start DATA SHOWN

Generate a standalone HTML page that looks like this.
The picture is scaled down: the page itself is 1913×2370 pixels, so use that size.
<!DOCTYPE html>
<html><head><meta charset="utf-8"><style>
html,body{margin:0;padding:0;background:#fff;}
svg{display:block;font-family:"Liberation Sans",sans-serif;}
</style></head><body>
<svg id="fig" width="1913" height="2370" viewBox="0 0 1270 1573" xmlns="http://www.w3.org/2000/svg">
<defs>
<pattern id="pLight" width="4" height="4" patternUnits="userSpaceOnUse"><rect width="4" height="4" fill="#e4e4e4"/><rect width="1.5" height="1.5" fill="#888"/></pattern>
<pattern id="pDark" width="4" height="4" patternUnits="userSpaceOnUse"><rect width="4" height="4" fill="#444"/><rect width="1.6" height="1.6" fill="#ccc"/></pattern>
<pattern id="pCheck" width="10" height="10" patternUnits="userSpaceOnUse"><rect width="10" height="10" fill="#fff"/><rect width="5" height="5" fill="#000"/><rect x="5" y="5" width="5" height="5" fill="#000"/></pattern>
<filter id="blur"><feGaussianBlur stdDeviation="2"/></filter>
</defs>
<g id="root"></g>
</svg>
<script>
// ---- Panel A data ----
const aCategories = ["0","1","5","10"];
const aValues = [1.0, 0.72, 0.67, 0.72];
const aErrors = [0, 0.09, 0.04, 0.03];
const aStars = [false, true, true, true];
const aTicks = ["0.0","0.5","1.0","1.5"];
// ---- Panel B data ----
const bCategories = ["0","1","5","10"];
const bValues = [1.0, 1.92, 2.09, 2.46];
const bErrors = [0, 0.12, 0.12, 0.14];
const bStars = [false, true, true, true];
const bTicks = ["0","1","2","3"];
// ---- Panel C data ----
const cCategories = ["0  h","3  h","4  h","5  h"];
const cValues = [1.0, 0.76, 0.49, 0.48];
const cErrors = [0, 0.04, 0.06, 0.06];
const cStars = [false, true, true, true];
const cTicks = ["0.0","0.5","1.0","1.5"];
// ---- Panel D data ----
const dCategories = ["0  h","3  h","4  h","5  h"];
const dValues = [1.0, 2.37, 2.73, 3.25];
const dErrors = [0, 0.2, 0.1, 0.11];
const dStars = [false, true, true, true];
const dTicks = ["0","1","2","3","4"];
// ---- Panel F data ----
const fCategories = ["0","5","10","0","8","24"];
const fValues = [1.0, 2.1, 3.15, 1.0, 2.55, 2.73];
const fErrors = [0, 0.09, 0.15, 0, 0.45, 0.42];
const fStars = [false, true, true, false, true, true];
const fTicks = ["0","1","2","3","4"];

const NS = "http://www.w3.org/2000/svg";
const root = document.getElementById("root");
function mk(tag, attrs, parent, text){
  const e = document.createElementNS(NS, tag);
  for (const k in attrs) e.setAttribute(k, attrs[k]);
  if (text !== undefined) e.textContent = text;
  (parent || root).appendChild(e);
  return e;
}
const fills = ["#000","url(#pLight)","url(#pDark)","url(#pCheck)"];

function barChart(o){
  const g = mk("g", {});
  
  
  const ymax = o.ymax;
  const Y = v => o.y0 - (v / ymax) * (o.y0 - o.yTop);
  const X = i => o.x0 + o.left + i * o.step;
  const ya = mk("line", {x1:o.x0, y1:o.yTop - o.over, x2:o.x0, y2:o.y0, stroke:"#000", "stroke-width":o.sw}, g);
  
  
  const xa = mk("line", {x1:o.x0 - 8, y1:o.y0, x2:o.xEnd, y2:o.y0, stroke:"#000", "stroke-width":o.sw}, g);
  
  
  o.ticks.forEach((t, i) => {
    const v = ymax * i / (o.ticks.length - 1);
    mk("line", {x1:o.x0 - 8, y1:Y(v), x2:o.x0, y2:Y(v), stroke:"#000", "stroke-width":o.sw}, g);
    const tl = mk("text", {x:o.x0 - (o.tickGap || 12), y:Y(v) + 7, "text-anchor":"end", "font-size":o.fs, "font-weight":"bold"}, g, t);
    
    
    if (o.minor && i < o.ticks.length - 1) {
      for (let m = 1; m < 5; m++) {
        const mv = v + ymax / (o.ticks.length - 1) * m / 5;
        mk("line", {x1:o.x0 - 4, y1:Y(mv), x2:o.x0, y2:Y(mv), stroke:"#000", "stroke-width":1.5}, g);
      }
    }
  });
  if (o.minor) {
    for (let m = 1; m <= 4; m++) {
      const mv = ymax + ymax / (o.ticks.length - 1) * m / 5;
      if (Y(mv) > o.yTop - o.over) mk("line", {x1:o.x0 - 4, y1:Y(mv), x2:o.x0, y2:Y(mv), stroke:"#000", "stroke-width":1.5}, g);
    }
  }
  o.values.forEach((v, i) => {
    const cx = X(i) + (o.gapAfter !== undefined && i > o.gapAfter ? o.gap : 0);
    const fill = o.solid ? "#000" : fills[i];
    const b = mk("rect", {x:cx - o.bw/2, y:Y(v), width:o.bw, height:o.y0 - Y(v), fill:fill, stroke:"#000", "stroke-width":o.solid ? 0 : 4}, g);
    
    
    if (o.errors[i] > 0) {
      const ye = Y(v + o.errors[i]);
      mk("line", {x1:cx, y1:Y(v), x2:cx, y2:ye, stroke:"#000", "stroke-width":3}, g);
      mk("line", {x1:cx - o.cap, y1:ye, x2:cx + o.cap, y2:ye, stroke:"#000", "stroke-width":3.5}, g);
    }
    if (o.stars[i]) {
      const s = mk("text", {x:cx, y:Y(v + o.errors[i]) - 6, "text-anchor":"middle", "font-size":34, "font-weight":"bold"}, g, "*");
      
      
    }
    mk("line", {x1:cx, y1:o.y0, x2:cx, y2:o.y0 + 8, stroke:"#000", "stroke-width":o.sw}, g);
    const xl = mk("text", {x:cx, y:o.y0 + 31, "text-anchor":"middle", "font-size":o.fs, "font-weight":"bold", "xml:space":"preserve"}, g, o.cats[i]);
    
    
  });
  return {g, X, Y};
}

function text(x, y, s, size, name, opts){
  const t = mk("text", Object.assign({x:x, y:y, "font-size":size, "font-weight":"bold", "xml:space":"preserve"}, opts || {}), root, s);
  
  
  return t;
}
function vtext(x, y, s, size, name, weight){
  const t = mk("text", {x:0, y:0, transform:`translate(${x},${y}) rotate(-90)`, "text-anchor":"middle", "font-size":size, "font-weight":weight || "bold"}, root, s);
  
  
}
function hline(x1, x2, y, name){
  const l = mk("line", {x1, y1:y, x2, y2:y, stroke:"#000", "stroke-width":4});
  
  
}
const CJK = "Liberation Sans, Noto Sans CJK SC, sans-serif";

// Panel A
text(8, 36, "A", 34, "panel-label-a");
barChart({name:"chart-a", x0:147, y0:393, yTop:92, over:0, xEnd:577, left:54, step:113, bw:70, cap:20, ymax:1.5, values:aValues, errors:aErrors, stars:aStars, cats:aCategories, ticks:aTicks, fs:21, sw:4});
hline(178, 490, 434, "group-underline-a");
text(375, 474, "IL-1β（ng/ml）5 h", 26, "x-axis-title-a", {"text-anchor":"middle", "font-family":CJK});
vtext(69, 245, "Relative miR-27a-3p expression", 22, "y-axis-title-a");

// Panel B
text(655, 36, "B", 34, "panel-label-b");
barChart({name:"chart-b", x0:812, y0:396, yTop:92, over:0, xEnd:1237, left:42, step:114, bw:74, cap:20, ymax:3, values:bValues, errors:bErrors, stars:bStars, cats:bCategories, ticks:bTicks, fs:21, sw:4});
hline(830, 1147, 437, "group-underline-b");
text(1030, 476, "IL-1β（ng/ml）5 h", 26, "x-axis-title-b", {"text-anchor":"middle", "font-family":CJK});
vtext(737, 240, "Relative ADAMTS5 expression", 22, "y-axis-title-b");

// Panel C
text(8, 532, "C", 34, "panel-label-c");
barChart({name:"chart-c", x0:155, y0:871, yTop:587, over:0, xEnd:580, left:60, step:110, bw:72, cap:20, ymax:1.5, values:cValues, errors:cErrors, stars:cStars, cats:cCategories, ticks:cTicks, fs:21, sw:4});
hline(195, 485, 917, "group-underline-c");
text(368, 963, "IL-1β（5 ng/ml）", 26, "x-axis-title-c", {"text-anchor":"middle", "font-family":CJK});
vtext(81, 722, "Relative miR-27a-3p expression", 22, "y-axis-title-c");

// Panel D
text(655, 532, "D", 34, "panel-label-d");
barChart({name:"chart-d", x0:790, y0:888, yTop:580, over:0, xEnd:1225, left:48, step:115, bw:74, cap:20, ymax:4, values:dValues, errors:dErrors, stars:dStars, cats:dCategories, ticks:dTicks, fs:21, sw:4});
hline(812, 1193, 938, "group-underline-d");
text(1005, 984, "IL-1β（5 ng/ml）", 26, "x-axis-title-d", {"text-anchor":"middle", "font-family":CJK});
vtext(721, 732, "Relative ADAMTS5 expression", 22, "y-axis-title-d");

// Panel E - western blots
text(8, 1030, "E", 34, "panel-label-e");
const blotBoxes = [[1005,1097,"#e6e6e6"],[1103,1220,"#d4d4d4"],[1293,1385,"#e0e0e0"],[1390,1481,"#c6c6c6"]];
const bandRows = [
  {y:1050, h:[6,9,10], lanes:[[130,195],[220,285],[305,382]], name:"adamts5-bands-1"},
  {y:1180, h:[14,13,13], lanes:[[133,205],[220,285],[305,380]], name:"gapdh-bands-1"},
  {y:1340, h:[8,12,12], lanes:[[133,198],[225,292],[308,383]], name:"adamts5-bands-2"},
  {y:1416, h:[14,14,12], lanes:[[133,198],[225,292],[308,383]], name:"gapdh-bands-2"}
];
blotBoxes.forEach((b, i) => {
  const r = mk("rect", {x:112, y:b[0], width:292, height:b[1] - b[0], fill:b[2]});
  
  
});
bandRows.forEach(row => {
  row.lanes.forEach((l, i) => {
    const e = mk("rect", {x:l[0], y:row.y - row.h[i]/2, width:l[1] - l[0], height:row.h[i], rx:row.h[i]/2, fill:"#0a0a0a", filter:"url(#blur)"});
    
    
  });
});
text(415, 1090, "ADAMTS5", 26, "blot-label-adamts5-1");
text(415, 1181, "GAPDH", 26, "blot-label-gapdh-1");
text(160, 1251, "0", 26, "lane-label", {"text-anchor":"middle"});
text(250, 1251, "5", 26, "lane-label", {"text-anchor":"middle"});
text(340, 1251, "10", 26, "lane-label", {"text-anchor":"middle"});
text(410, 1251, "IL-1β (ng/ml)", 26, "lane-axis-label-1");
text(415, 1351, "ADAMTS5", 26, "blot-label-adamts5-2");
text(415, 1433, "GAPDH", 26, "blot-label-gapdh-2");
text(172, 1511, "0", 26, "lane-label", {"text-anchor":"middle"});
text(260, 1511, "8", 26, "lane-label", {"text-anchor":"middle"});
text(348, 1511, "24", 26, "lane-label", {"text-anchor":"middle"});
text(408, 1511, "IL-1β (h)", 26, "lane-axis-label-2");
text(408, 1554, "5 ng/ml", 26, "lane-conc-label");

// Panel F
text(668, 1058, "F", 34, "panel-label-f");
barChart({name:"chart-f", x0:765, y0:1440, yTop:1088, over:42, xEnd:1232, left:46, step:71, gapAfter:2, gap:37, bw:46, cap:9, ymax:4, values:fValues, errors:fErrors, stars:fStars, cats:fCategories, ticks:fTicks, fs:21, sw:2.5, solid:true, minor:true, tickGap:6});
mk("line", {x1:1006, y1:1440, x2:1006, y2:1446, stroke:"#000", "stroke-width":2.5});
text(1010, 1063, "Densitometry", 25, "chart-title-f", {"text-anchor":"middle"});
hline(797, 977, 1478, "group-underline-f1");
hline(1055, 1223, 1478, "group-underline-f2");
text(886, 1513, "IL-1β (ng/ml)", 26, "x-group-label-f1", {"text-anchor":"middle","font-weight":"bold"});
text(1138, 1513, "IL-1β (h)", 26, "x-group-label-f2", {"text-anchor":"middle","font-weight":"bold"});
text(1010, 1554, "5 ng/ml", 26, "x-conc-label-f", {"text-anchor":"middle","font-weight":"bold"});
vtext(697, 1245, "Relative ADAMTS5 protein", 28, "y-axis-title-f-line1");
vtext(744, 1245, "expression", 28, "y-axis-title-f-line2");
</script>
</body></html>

end DATA SHOWN

- **AIM**
Provide only the count of lines in the data above that include the string "size".

- **EXERCISE RESULT**
8